Written instruction:
Pick out every line holding the string "with" and copy it.

Source code of charts
•••
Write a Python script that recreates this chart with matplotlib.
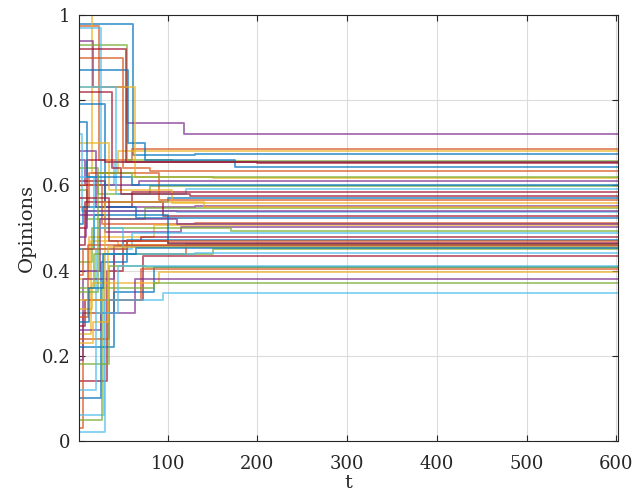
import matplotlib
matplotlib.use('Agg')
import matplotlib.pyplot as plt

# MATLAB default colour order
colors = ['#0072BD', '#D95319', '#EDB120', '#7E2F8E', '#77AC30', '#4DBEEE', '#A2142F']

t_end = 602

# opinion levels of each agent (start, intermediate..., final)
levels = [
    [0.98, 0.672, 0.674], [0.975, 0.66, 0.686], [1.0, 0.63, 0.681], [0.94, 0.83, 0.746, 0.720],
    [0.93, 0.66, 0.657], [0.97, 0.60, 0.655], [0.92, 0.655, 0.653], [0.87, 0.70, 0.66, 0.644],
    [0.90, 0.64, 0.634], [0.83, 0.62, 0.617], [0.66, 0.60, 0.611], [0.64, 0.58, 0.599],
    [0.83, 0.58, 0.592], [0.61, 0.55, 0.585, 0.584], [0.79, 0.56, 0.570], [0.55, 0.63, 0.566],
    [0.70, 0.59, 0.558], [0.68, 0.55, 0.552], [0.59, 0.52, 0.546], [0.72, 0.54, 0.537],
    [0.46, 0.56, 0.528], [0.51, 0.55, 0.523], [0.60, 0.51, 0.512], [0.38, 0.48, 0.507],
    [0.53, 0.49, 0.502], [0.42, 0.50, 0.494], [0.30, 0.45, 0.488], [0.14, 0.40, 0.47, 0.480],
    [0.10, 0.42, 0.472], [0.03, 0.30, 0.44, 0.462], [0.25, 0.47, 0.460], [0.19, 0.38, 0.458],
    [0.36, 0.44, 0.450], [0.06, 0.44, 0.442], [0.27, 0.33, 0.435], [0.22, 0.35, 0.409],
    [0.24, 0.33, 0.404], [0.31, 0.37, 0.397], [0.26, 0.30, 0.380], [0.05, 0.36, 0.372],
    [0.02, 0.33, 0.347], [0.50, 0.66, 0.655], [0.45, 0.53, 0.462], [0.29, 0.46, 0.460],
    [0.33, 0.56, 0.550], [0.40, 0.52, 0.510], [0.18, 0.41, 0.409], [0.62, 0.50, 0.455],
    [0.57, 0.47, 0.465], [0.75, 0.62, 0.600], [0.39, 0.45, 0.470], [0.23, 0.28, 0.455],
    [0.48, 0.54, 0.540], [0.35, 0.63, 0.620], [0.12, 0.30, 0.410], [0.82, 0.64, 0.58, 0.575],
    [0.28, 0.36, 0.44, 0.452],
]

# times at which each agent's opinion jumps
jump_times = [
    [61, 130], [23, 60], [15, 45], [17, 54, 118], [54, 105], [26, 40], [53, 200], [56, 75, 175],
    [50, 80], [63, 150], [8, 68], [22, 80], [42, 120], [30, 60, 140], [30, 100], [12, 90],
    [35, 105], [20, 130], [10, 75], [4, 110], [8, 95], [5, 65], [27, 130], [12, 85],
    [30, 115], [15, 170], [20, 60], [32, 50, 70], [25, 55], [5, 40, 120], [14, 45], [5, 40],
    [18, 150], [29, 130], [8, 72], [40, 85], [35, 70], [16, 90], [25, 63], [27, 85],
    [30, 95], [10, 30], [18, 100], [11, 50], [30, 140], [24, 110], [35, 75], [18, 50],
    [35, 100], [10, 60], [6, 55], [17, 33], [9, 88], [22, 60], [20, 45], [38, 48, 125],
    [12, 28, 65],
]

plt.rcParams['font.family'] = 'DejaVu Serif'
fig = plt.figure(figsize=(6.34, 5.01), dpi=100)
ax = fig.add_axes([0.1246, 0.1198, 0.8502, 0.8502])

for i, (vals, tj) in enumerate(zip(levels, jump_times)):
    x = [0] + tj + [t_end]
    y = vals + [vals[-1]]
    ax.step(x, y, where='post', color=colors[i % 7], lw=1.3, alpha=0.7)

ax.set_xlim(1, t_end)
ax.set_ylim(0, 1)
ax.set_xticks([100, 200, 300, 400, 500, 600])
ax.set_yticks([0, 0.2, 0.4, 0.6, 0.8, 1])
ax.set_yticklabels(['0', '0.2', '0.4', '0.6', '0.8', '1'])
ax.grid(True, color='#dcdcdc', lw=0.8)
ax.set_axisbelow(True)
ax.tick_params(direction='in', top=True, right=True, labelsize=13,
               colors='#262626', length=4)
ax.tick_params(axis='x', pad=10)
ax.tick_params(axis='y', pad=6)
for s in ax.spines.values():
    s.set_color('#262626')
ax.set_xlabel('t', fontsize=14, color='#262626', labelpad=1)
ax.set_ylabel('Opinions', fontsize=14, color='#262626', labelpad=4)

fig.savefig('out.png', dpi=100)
•••
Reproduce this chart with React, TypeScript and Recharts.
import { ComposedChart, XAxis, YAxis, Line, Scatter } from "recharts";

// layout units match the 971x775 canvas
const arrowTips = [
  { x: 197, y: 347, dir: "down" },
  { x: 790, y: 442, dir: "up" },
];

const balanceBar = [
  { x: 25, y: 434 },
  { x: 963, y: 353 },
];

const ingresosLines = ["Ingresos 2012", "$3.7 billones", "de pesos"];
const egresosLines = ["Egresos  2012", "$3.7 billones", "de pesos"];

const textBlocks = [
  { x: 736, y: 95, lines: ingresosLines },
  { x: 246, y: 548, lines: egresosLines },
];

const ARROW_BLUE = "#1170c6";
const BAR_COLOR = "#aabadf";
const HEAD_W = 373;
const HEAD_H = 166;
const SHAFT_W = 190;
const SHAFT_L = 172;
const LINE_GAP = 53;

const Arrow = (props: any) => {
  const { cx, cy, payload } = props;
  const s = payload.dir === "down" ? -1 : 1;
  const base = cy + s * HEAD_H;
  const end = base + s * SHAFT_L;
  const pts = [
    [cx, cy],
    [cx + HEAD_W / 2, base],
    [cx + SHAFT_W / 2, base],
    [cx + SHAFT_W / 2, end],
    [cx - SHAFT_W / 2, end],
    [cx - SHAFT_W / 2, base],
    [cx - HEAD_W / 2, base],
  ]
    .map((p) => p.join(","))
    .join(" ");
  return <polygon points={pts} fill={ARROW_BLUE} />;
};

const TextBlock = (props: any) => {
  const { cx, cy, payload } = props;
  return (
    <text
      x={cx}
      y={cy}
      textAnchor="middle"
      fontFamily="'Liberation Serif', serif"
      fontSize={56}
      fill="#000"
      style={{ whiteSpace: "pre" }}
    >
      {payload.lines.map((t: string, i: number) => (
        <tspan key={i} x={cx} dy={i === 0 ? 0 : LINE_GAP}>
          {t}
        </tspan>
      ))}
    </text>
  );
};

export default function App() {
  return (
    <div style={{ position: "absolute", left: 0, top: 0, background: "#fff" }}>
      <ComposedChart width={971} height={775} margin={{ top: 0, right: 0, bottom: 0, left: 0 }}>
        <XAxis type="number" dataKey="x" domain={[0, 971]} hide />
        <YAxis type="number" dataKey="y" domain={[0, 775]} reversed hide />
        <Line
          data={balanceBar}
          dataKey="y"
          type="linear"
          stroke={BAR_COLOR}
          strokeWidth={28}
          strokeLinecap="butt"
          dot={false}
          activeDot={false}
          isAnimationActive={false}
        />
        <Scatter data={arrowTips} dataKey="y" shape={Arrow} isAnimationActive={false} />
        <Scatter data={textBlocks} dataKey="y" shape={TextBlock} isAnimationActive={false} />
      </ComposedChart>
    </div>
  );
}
•••
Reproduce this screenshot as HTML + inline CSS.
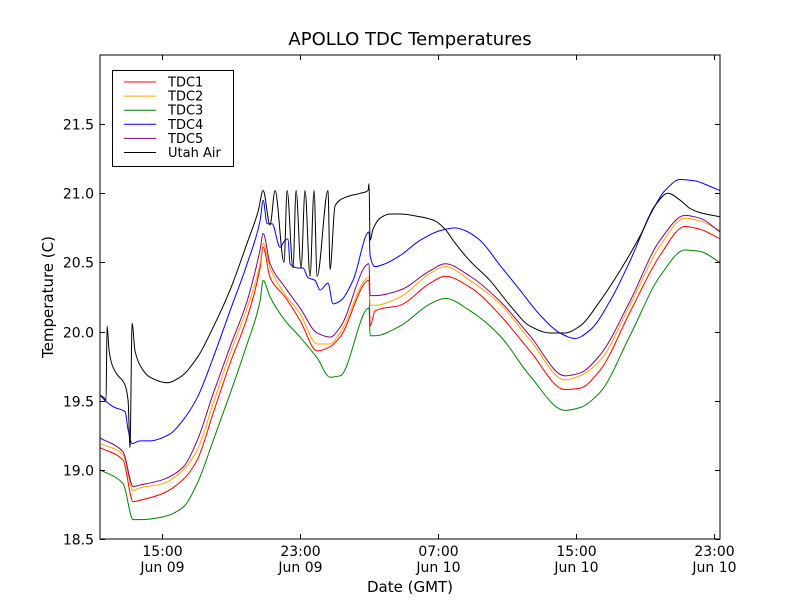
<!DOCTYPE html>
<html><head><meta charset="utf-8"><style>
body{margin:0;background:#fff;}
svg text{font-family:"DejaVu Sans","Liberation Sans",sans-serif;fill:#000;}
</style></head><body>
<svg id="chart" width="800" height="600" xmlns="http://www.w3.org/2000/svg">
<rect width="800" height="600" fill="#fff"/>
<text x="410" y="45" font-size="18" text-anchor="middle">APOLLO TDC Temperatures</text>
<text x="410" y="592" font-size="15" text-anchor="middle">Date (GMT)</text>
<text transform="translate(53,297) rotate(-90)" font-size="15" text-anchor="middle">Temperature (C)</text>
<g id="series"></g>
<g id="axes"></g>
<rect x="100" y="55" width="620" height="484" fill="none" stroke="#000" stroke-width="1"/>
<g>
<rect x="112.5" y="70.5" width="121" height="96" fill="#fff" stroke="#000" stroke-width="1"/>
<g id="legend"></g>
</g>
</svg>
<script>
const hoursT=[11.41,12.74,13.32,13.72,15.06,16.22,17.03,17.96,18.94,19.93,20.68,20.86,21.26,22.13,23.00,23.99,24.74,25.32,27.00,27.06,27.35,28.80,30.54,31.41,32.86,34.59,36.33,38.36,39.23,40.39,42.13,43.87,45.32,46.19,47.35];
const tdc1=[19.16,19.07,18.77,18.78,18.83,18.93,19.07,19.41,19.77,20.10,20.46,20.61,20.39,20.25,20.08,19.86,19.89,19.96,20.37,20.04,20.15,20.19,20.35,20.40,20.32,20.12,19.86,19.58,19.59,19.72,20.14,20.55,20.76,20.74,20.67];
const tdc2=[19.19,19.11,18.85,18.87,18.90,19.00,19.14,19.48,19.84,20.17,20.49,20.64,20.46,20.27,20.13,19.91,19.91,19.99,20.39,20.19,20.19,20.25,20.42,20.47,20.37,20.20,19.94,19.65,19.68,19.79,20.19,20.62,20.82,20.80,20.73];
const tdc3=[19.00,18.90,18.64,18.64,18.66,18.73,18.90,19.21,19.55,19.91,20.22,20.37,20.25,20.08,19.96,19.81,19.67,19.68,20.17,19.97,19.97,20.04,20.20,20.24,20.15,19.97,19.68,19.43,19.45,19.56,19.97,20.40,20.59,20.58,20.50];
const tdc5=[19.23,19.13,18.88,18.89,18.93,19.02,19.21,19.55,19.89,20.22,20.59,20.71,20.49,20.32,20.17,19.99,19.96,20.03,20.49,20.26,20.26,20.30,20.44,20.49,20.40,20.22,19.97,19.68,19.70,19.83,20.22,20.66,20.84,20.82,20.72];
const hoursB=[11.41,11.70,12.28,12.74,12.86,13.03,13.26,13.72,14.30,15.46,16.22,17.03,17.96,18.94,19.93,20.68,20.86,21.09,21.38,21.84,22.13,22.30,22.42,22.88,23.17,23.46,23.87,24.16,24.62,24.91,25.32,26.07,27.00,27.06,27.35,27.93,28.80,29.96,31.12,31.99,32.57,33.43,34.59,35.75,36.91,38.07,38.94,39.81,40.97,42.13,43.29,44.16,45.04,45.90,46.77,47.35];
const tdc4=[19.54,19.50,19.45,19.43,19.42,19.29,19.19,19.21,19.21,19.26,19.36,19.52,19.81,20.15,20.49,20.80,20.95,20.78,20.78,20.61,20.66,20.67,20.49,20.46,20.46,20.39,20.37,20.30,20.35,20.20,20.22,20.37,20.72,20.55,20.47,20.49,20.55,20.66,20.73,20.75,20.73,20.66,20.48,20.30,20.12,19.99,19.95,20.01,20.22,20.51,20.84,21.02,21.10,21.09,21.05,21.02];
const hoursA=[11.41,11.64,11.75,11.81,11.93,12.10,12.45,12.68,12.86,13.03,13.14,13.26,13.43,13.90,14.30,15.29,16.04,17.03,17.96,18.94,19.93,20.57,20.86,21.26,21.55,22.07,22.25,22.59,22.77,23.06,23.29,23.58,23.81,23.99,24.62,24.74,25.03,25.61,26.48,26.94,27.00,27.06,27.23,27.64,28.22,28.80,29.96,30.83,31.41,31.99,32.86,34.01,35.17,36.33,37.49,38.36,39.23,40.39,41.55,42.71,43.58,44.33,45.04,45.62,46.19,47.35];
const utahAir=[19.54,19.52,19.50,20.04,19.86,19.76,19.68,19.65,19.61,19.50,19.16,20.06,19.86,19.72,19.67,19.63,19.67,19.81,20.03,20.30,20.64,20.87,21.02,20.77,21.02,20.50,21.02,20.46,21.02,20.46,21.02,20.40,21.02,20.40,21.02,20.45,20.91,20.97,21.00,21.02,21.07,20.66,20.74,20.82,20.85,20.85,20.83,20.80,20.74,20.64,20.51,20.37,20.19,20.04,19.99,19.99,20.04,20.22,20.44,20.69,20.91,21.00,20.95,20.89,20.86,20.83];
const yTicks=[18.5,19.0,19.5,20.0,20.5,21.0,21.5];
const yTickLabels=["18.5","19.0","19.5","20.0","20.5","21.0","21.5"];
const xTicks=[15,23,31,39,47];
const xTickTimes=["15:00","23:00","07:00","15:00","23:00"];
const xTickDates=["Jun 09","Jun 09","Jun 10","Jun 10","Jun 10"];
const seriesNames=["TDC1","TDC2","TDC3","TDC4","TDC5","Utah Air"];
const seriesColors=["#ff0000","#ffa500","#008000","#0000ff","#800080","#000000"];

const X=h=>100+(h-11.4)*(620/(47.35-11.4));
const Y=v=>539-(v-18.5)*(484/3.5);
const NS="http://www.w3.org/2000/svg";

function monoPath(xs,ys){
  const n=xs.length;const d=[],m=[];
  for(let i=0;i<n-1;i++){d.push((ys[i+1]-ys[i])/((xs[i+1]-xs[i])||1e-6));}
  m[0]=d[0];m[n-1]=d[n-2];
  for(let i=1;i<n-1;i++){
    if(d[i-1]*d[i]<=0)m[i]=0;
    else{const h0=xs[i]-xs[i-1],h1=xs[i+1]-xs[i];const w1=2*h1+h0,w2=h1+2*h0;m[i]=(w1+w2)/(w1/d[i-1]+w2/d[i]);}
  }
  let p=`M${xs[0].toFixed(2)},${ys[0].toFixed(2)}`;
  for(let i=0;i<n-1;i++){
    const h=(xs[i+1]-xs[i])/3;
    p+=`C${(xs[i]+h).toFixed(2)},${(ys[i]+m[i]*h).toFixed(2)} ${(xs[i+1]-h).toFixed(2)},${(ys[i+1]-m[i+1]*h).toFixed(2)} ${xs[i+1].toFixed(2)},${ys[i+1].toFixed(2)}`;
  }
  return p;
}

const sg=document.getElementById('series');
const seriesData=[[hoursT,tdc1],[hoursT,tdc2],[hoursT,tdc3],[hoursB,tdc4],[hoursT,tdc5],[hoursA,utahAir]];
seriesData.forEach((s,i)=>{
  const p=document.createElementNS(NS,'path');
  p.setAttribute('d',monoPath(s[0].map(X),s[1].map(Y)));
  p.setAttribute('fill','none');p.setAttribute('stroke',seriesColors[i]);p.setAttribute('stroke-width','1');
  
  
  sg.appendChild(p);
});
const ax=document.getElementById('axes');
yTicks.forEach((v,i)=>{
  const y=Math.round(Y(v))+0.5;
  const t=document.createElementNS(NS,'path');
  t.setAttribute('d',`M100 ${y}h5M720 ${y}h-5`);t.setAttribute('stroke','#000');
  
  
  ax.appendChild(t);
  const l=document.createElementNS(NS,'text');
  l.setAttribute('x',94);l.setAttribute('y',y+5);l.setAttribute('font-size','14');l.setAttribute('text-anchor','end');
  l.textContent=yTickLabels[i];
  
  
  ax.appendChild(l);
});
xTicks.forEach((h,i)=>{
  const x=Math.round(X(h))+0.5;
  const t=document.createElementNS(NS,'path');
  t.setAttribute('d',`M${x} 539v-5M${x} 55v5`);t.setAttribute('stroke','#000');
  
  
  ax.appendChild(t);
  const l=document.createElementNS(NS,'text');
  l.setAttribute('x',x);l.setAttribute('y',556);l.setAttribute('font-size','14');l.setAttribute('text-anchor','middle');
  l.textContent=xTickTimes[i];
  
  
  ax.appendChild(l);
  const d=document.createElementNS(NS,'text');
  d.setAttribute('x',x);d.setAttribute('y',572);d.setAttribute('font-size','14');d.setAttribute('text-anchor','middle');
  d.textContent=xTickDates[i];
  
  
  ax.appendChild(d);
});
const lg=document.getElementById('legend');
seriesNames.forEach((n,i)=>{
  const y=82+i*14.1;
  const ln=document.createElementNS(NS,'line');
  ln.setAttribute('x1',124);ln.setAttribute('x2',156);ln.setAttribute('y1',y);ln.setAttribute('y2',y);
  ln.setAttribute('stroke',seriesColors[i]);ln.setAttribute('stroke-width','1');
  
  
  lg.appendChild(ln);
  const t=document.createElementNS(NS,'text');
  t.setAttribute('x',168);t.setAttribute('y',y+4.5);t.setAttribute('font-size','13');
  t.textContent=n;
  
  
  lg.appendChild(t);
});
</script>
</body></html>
•••
Task answer:
Write a Python script that recreates this chart with matplotlib.
Reproduce this chart with React, TypeScript and Recharts.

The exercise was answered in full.